4 答案2026-07-07 03:33:22
Finding something fresh within a pairing as established as Shigaraki and Dabi feels tougher every year. Most writers default to a few worn-out grooves: hurt/comfort after a battle, reluctant allies forced into proximity, or the classic 'who’s manipulating who?' psychological duel. Those can work, but I crave scenarios that push past the obvious. What about exploring their shared history as failed projects? Not just talking about it, but a story where they stumble onto records of other subjects from their respective 'creations'—Ujiko’s other Nomu candidates, maybe Endeavor’s earlier quirk marriage attempts—and that shared context of being discarded prototypes bonds them in a quieter, more nihilistic way. Another angle I rarely see is them leveraging their public notoriety. A fic where they have to lay low and share a grimy apartment, not for romance, but because the League's safehouses are compromised, and the mundane friction of that is the entire plot. The tension comes from Dabi burning the toast and Shigaraki accidentally decaying the remote, not from grand declarations.
I also think there's untapped potential in a role reversal where Shigaraki’s leadership is more strategic and cold, and Dabi, for all his chaos, is the one who has to be the pragmatic voice to rein in Tomura’s more self-destructive, impulsive whims. Most fics paint Dabi as the loose cannon, but what if Tomura is the one who’s dangerously unhinged and Dabi has to manage him to keep their goals on track? That dynamic feels more true to late-series manga developments to me.
4 答案2026-06-22 12:05:55
Most fics I've stumbled into treat their dynamic as this inevitable tragedy, you know? Two brothers wrecked by the same man but processed it in opposite directions. The rivalry isn't just about who has the stronger quirk—it's Dabi proving Endeavor's 'masterpiece' is flawed, and Shoto trying to salvage something that might be unsalvageable. Authors who lean into the psychological horror of it get under my skin in the best way.
What really gets me are the quiet, broken moments some writers slip in. Shoto offering a cup of tea after a brutal fight, Dabi scoffing but not throwing it away. It's never about forgiveness; it's about acknowledging the shared damage. The bond feels less like brotherhood and more like mirrored ghosts haunting the same house.
Though honestly, half the time I'm just here for the explosive, messy fights. The emotional stuff is a bonus.
3 答案2026-07-07 09:00:59
You'd think with two characters that nasty to each other, the fics would just be pure rage and destruction. But I've read a bunch lately, and the best ones don't really explore the conflict so much as they dismantle it. It becomes less about their personalities clashing and more about how they're weirdly similar underneath all the posturing.
A lot of writers dig into their mutual background as people who were fundamentally broken by the systems and families that were supposed to protect them. The conflict shifts from 'Dabi hates Shigaraki' to 'Dabi sees a younger, more volatile version of himself in Shigaraki and resents him for it.' The tension isn't about differing goals; it's about recognizing a shared damage and reacting to it with either contempt or a twisted, reluctant kinship. The anger becomes a language they both speak fluently.

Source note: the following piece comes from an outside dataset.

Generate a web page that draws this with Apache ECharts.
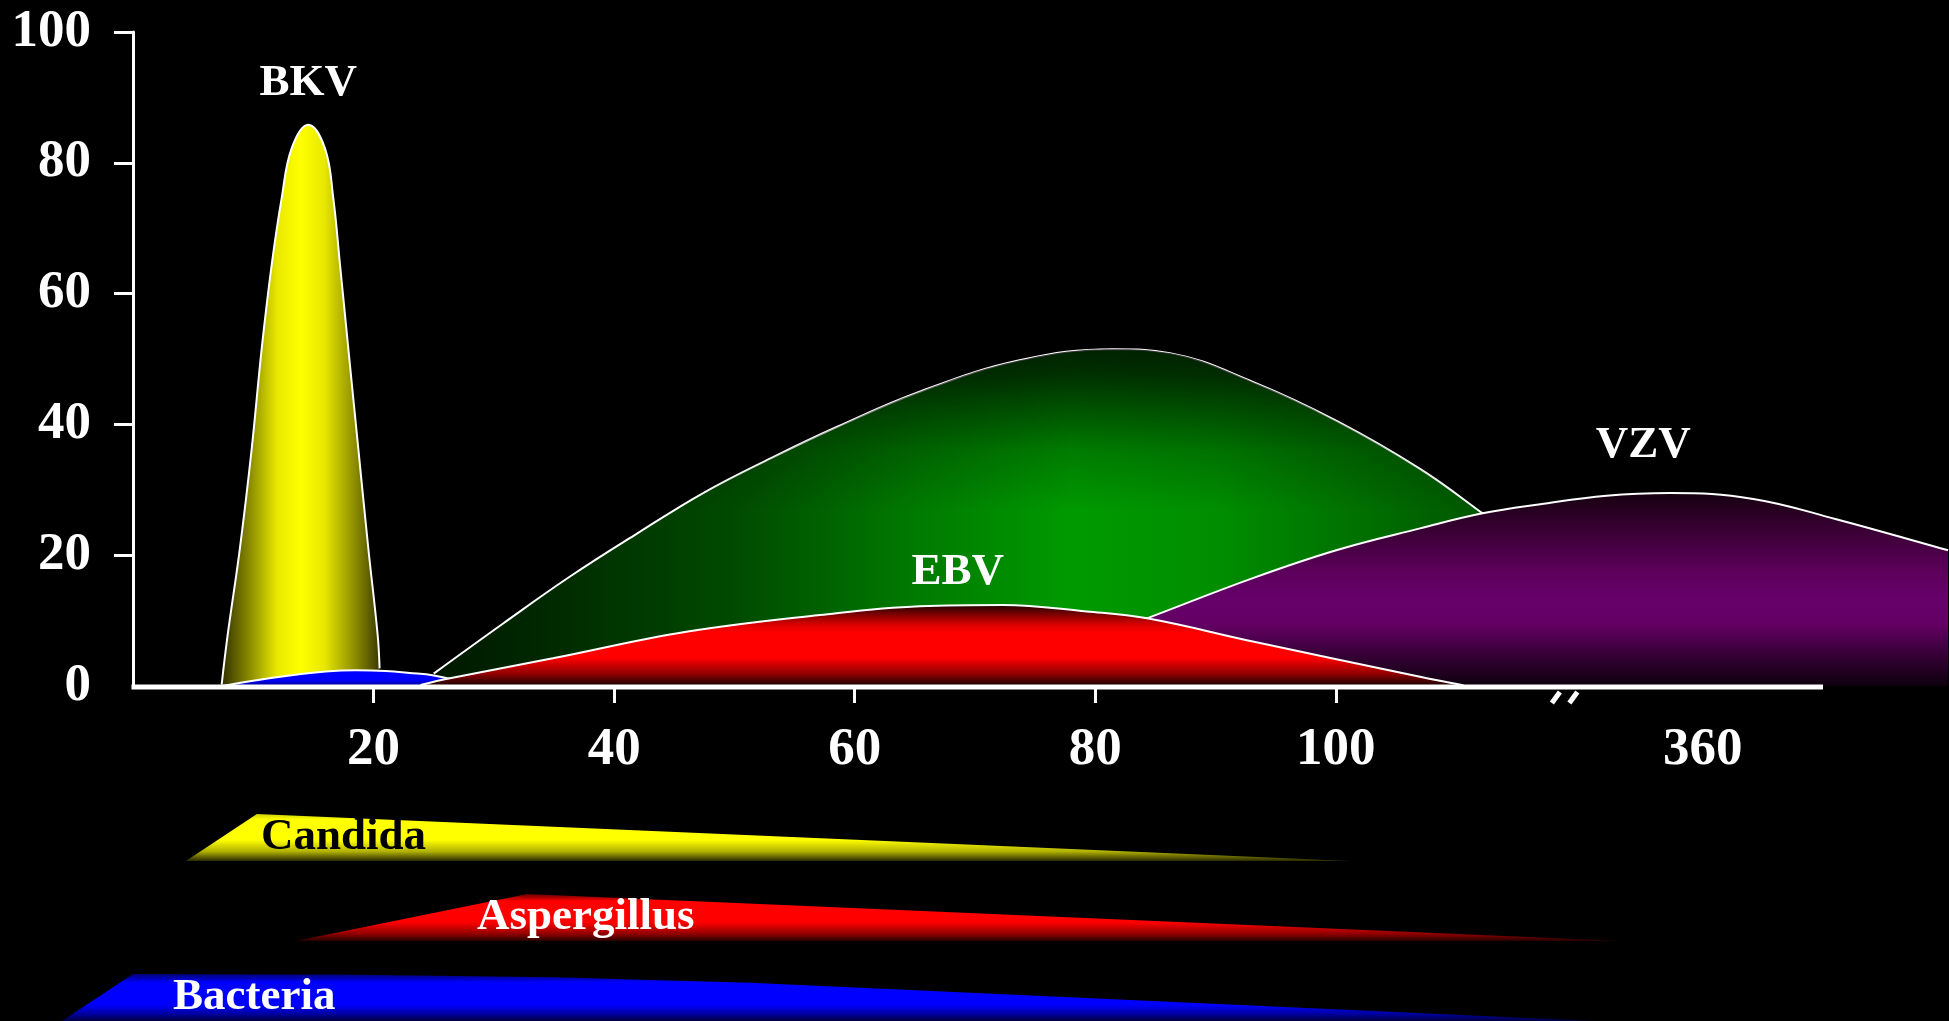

Some fics even play with the idea that their constant sniping is the only form of honest communication either of them has. In a group of villains built on lies and manipulations, their mutual hatred is the one real, unchoreographed thing. It's perversely stable. The exploration isn't of the conflict itself, but of the intimacy that kind of brutal, unfiltered interaction can create in their messed-up world. It makes the eventual moments of silence or unintended cooperation hit way harder.
I stumbled on one where Dabi kept setting Shigaraki's hoodies on fire, not to hurt him, but because he knew the sensation of heat was one of the few things Shigaraki could still feel through the decay. That kind of messed-up observation sticks with you.
4 答案2026-07-07 02:19:50
A lot of folks lean into the power struggle angle, which works, but I find the more compelling tension comes from a shared, corrosive history they never talk about. They're both walking wounds—Shigaraki with his inherited decay, Dabi with his manufactured fire. That's a mirror, not a rivalry. Writing them as constantly at each other's throats feels shallow; they're more likely to engage in a kind of performative, weary antagonism. Dabi's quiet, seething observation of Shigaraki's 'inheritance' from All For One could be a potent source of unspoken disdain. Meanwhile, Shigaraki might view Dabi's self-destructive theatrics as a fascinating, useful flaw. Their dialogue shouldn't be banter; it should be sparse, loaded, and occasionally veer into uncomfortably direct territory about pain and purpose.
Focus on the physicality, too. Dabi's staples, the heat he radiates, contrasted with Shigaraki's deliberate, brittle movements and the chill of his decay. A scene where Shigaraki idly touches something and it crumbles, and Dabi just watches, could say more than a page of argument. The compulsion isn't about romance, necessarily; it's about two people recognizing the other as a similarly broken object in the League's collection, with a strange, toxic curiosity about what happens when they collide.